Bolton worried about biological weapons, NATO withdrawal if Trump is reelected
Former national security adviser John Bolton expressed concern in a new interview that hostile actors would acquire biological weapons or the U.S. could withdraw from NATO if President Trump is reelected.
“If Trump’s response to the [coronavirus] pandemic has proven [anything] to anybody who’s contemplating acquiring a biological weapons capability, it’s that he’s not able to respond to it in a systematic fashion,” Bolton told Axios. “Whatever the source of this pandemic, it’s a roadmap for the people who do control biological weapons, or aspire to biological weapons, what can happen.” Bolton did not specify which actors he had in mind.
He also said it is “highly questionable” whether Trump would keep the U.S. in NATO if reelected, citing the administration’s plans to withdraw thousands of troops from Germany.
“I’m not averse to moving 9,000, 10,000 troops out of Germany if we’re going to move them to Poland or someplace else,” Bolton told the news outlet. “But that’s not why he’s bringing those troops home.
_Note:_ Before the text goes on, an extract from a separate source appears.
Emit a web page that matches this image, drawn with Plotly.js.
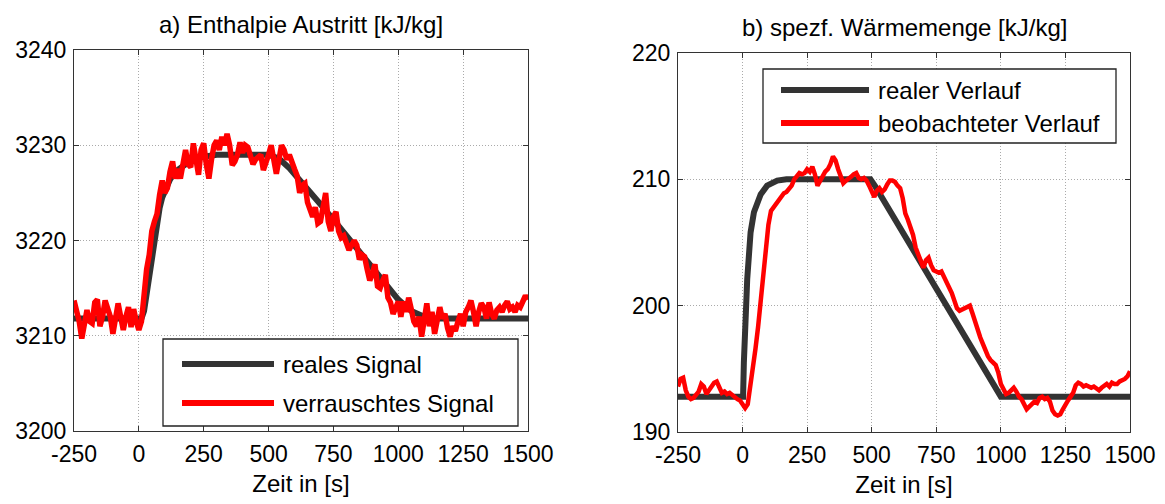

My first reaction [to Trump’s German troop drawdown announcement] was this is the beginning of the end.”
He went on to argue that the relationships with several U.S. allies are in question.
“I think the alliances with Japan, South Korea, Australia are question marks at this point,” he said. “If you believe the world’s far away, then why have these alliances at all?”
Alyssa Farah, the White House director of strategic communications, pushed back against Bolton’s remarks, however, citing actions during the president’s first years in office.
“Under President Trump’s leadership, our allies are contributing more than $130 billion more to NATO, we’ve taken two of the world’s foremost terrorists off the battlefield, restored deterrence with Iran, and we are on pace to bring American soldiers home from the longest war in American history,” Farah told Axios.
Bolton, she said, “doesn’t have a single foreign policy or national defense achievement.”
The White House has been engaged in both a war of words and a legal battle over Bolton’s memoir, claiming it contains classified information. A federal court ruled last week that its publication, scheduled for Tuesday, can proceed.